═════ Stored data

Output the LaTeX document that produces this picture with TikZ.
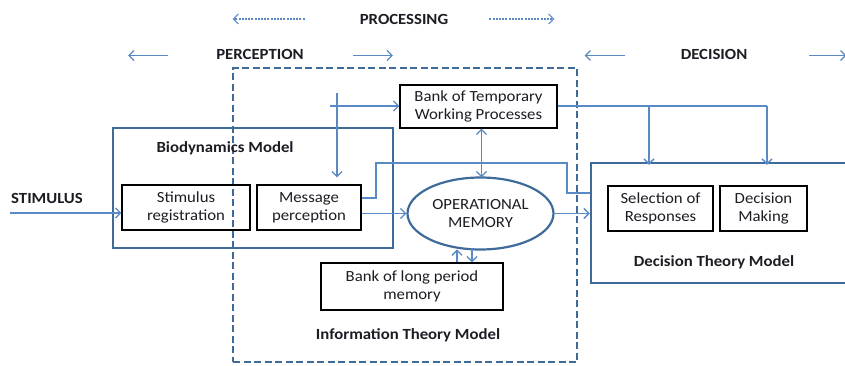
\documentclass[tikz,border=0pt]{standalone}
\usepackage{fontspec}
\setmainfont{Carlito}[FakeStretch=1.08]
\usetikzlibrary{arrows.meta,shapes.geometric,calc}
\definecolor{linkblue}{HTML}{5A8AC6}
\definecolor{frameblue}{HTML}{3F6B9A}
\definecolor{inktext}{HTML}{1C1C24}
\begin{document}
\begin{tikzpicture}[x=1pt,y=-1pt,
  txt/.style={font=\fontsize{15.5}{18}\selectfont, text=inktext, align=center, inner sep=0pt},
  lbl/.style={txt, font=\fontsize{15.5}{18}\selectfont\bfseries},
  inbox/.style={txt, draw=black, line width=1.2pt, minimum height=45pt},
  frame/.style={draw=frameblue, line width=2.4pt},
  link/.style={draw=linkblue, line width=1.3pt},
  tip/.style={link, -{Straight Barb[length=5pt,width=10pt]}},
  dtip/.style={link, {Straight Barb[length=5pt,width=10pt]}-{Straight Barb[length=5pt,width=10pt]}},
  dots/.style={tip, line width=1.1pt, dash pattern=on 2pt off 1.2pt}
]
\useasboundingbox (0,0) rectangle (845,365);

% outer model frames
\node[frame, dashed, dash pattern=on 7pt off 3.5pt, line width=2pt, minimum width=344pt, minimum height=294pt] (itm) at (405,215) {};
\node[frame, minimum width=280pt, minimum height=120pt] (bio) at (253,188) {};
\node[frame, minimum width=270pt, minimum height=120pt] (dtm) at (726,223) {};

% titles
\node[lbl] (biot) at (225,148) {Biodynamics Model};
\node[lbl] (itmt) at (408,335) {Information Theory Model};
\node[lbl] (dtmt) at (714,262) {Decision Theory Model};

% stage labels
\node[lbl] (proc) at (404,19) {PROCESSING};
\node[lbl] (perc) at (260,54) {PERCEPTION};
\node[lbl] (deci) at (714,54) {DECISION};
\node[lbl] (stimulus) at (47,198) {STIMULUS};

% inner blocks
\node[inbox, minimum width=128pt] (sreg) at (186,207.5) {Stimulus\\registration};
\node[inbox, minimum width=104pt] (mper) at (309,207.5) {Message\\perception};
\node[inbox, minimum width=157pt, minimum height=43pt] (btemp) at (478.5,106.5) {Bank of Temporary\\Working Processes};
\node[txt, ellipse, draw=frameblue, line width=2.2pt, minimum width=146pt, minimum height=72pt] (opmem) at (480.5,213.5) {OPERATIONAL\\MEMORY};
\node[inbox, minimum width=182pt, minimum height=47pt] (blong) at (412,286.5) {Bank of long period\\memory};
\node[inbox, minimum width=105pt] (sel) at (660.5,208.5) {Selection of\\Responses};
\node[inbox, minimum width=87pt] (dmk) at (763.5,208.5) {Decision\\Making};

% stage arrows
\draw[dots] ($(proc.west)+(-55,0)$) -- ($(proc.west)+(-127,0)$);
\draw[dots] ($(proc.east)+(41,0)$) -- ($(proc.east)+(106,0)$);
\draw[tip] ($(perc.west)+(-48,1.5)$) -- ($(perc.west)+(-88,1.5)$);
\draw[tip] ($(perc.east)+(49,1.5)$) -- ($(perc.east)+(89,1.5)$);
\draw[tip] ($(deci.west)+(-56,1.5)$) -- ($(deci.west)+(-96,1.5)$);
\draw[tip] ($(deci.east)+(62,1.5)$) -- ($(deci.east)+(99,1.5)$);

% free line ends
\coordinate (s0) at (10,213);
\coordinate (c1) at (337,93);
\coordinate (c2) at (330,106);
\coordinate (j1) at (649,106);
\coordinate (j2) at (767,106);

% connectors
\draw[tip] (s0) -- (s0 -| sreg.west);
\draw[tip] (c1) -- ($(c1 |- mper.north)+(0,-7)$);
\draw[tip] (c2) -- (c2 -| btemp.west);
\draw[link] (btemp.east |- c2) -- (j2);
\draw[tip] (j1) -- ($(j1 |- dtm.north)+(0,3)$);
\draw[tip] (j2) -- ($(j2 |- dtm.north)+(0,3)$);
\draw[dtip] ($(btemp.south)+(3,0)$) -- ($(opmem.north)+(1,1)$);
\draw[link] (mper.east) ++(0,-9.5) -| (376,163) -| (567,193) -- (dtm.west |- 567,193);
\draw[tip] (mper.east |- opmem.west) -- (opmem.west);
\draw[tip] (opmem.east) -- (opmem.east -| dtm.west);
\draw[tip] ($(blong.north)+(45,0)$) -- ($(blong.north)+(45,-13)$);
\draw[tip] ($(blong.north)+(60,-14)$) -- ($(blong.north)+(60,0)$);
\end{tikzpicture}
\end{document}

══════════

## Written exercise
Reproduce all of the material above word for word. Omit the pictures.

## Result
Output the LaTeX document that produces this picture with TikZ.
\documentclass[tikz,border=0pt]{standalone}
\usepackage{fontspec}
\setmainfont{Carlito}[FakeStretch=1.08]
\usetikzlibrary{arrows.meta,shapes.geometric,calc}
\definecolor{linkblue}{HTML}{5A8AC6}
\definecolor{frameblue}{HTML}{3F6B9A}
\definecolor{inktext}{HTML}{1C1C24}
\begin{document}
\begin{tikzpicture}[x=1pt,y=-1pt,
  txt/.style={font=\fontsize{15.5}{18}\selectfont, text=inktext, align=center, inner sep=0pt},
  lbl/.style={txt, font=\fontsize{15.5}{18}\selectfont\bfseries},
  inbox/.style={txt, draw=black, line width=1.2pt, minimum height=45pt},
  frame/.style={draw=frameblue, line width=2.4pt},
  link/.style={draw=linkblue, line width=1.3pt},
  tip/.style={link, -{Straight Barb[length=5pt,width=10pt]}},
  dtip/.style={link, {Straight Barb[length=5pt,width=10pt]}-{Straight Barb[length=5pt,width=10pt]}},
  dots/.style={tip, line width=1.1pt, dash pattern=on 2pt off 1.2pt}
]
\useasboundingbox (0,0) rectangle (845,365);

% outer model frames
\node[frame, dashed, dash pattern=on 7pt off 3.5pt, line width=2pt, minimum width=344pt, minimum height=294pt] (itm) at (405,215) {};
\node[frame, minimum width=280pt, minimum height=120pt] (bio) at (253,188) {};
\node[frame, minimum width=270pt, minimum height=120pt] (dtm) at (726,223) {};

% titles
\node[lbl] (biot) at (225,148) {Biodynamics Model};
\node[lbl] (itmt) at (408,335) {Information Theory Model};
\node[lbl] (dtmt) at (714,262) {Decision Theory Model};

% stage labels
\node[lbl] (proc) at (404,19) {PROCESSING};
\node[lbl] (perc) at (260,54) {PERCEPTION};
\node[lbl] (deci) at (714,54) {DECISION};
\node[lbl] (stimulus) at (47,198) {STIMULUS};

% inner blocks
\node[inbox, minimum width=128pt] (sreg) at (186,207.5) {Stimulus\\registration};
\node[inbox, minimum width=104pt] (mper) at (309,207.5) {Message\\perception};
\node[inbox, minimum width=157pt, minimum height=43pt] (btemp) at (478.5,106.5) {Bank of Temporary\\Working Processes};
\node[txt, ellipse, draw=frameblue, line width=2.2pt, minimum width=146pt, minimum height=72pt] (opmem) at (480.5,213.5) {OPERATIONAL\\MEMORY};
\node[inbox, minimum width=182pt, minimum height=47pt] (blong) at (412,286.5) {Bank of long period\\memory};
\node[inbox, minimum width=105pt] (sel) at (660.5,208.5) {Selection of\\Responses};
\node[inbox, minimum width=87pt] (dmk) at (763.5,208.5) {Decision\\Making};

% stage arrows
\draw[dots] ($(proc.west)+(-55,0)$) -- ($(proc.west)+(-127,0)$);
\draw[dots] ($(proc.east)+(41,0)$) -- ($(proc.east)+(106,0)$);
\draw[tip] ($(perc.west)+(-48,1.5)$) -- ($(perc.west)+(-88,1.5)$);
\draw[tip] ($(perc.east)+(49,1.5)$) -- ($(perc.east)+(89,1.5)$);
\draw[tip] ($(deci.west)+(-56,1.5)$) -- ($(deci.west)+(-96,1.5)$);
\draw[tip] ($(deci.east)+(62,1.5)$) -- ($(deci.east)+(99,1.5)$);

% free line ends
\coordinate (s0) at (10,213);
\coordinate (c1) at (337,93);
\coordinate (c2) at (330,106);
\coordinate (j1) at (649,106);
\coordinate (j2) at (767,106);

% connectors
\draw[tip] (s0) -- (s0 -| sreg.west);
\draw[tip] (c1) -- ($(c1 |- mper.north)+(0,-7)$);
\draw[tip] (c2) -- (c2 -| btemp.west);
\draw[link] (btemp.east |- c2) -- (j2);
\draw[tip] (j1) -- ($(j1 |- dtm.north)+(0,3)$);
\draw[tip] (j2) -- ($(j2 |- dtm.north)+(0,3)$);
\draw[dtip] ($(btemp.south)+(3,0)$) -- ($(opmem.north)+(1,1)$);
\draw[link] (mper.east) ++(0,-9.5) -| (376,163) -| (567,193) -- (dtm.west |- 567,193);
\draw[tip] (mper.east |- opmem.west) -- (opmem.west);
\draw[tip] (opmem.east) -- (opmem.east -| dtm.west);
\draw[tip] ($(blong.north)+(45,0)$) -- ($(blong.north)+(45,-13)$);
\draw[tip] ($(blong.north)+(60,-14)$) -- ($(blong.north)+(60,0)$);
\end{tikzpicture}
\end{document}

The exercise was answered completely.